Why does PostgreSQL's logical decoding omit TOAST values even when the column is modified?
Many candidates assume that any UPDATE automatically fetches all TOASTed values for the WAL. However, PostgreSQL only performs "tuple unTOASTing" when the executor actually reads the datum to modify it. If an UPDATE modifies a different column (e.g., SET updated_at = NOW()) without referencing the JSONB column in its target list or WHERE clause, the TOAST pointer remains unchanged and the external storage is not accessed. The WAL record therefore contains only the on-disk tuple with its pointer, not the actual data. Since logical decoding reconstructs tuples from WAL without accessing heap or TOAST tables for old versions, the omitted value appears as NULL in the change stream.
How does REPLICA IDENTITY FULL interact with HOT (Heap-Only Tuple) updates?

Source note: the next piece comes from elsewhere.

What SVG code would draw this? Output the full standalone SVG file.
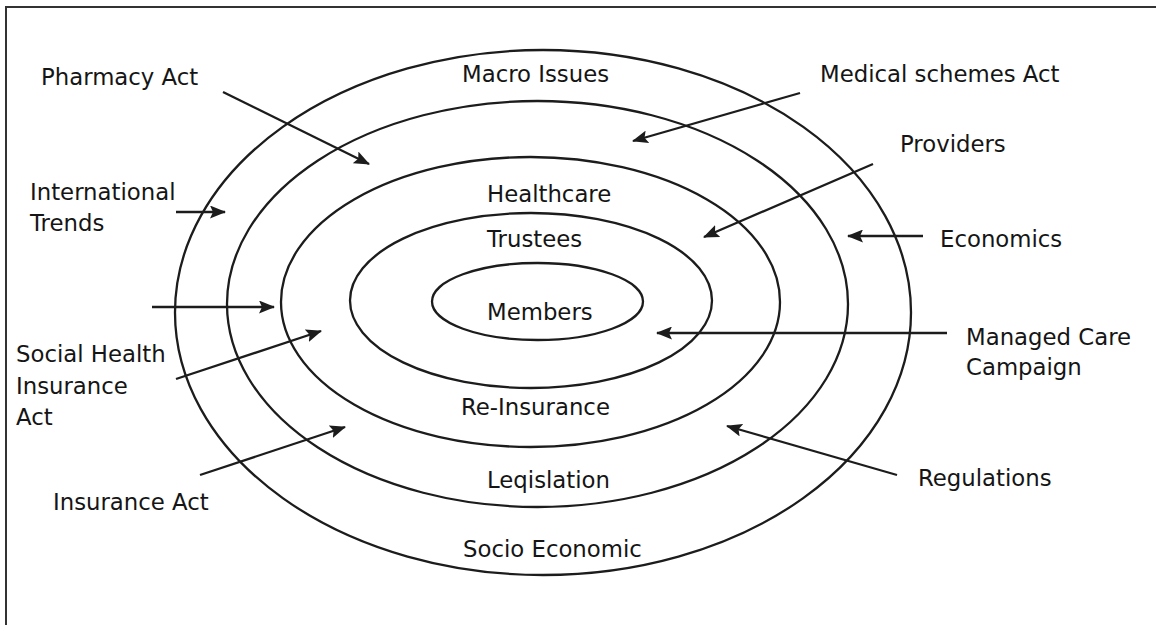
<svg xmlns="http://www.w3.org/2000/svg" width="1156" height="625" viewBox="0 0 1156 625">
<style>
  .ring{fill:none;stroke:#1c1c1c;stroke-width:2.3}
  .frame{fill:none;stroke:#333;stroke-width:2}
  .arr{fill:none;stroke:#1c1c1c;stroke-width:2.3;marker-end:url(#ah)}
  text{font-family:"DejaVu Sans","Verdana",sans-serif;font-size:22.8px;fill:#151515}
</style>
<defs>
  <marker id="ah" viewBox="0 0 16 13" refX="15" refY="6.5" markerWidth="16" markerHeight="13" markerUnits="userSpaceOnUse" orient="auto">
    <path d="M0,0 L16,6.5 L0,13 L3,6.5 Z" fill="#1c1c1c"/>
  </marker>
</defs>
<rect width="1156" height="625" fill="#fff"/>
<path class="frame" d="M6,625 L6,7 L1156,7"/>

<g id="ring-socio-economic"><ellipse class="ring" cx="543" cy="312.5" rx="368" ry="262.5"/></g>
<g id="ring-legislation"><ellipse class="ring" cx="537.5" cy="304" rx="310.5" ry="203"/></g>
<g id="ring-healthcare"><ellipse class="ring" cx="530.5" cy="302" rx="249.5" ry="145"/></g>
<g id="ring-trustees"><ellipse class="ring" cx="531" cy="300.5" rx="181" ry="87.5"/></g>
<g id="members"><ellipse class="ring" cx="537.5" cy="301.5" rx="105.5" ry="38.5"/><text x="487" y="319.5">Members</text></g>

<g id="ring-labels">
  <text x="462" y="82">Macro Issues</text>
  <text x="487" y="202">Healthcare</text>
  <text x="487" y="247">Trustees</text>
  <text x="461" y="415">Re-Insurance</text>
  <text x="487" y="488">Leqislation</text>
  <text x="463" y="557">Socio Economic</text>
</g>

<g id="pharmacy-act"><text x="41" y="85">Pharmacy Act</text></g>
<g id="medical-schemes-act"><text x="820" y="82">Medical schemes Act</text></g>
<g id="providers"><text x="900" y="152">Providers</text></g>
<g id="international-trends"><text x="30" y="200">International</text><text x="30" y="231">Trends</text></g>
<g id="economics"><text x="940" y="247">Economics</text></g>
<g id="managed-care-campaign"><text x="966" y="345">Managed Care</text><text x="966" y="375">Campaign</text></g>
<g id="social-health-insurance-act"><text x="16" y="362">Social Health</text><text x="16" y="394">Insurance</text><text x="16" y="425">Act</text></g>
<g id="insurance-act"><text x="53" y="510">Insurance Act</text></g>
<g id="regulations"><text x="918" y="486">Regulations</text></g>

<g id="connectors">
  <line class="arr" x1="223" y1="92" x2="369" y2="164"/>
  <line class="arr" x1="800" y1="93" x2="633" y2="141"/>
  <line class="arr" x1="873" y1="164" x2="704" y2="237"/>
  <line class="arr" x1="923" y1="236" x2="848" y2="236"/>
  <line class="arr" x1="176" y1="212" x2="225" y2="212"/>
  <line class="arr" x1="152" y1="307" x2="274" y2="307"/>
  <line class="arr" x1="176" y1="379" x2="321" y2="331"/>
  <line class="arr" x1="200" y1="475" x2="345" y2="427"/>
  <line class="arr" x1="947" y1="333" x2="657" y2="333"/>
  <line class="arr" x1="897" y1="475" x2="727" y2="426"/>
</g>
</svg>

Candidates often miss that REPLICA IDENTITY FULL disables HOT updates for a table. HOT updates allow PostgreSQL to chain row versions within the same data page without updating every index entry, provided no indexed column changes. When REPLICA IDENTITY FULL is active, every UPDATE must log the entire old row image for replication, which requires the system to identify the row uniquely by its full content. This breaks the HOT optimization because logical replication needs complete tuple comparison data, forcing index updates for every row version even when modifying non-indexed columns. Consequently, tables with this setting experience higher index bloat and increased I/O, a critical trade-off for high-churn tables.
What is the difference between TOAST compression and PostgreSQL's WAL compression, and how do they interact during logical replication?
This question separates deep systems knowledge from surface-level understanding. TOAST compression reduces row size using LZ4 or PGLZ before storing large columns in external tables. WAL compression (enabled via wal_compression=lz4) compresses full page images written to the WAL for crash recovery efficiency. However, when REPLICA IDENTITY FULL is used, the old tuple data sent to logical decoding is extracted before the WAL record is compressed for storage. Therefore, the logical decoder receives uncompressed TOAST data (if fetched), while the physical WAL file might store it compressed if it's part of a full-page image, affecting network bandwidth versus disk I/O differently.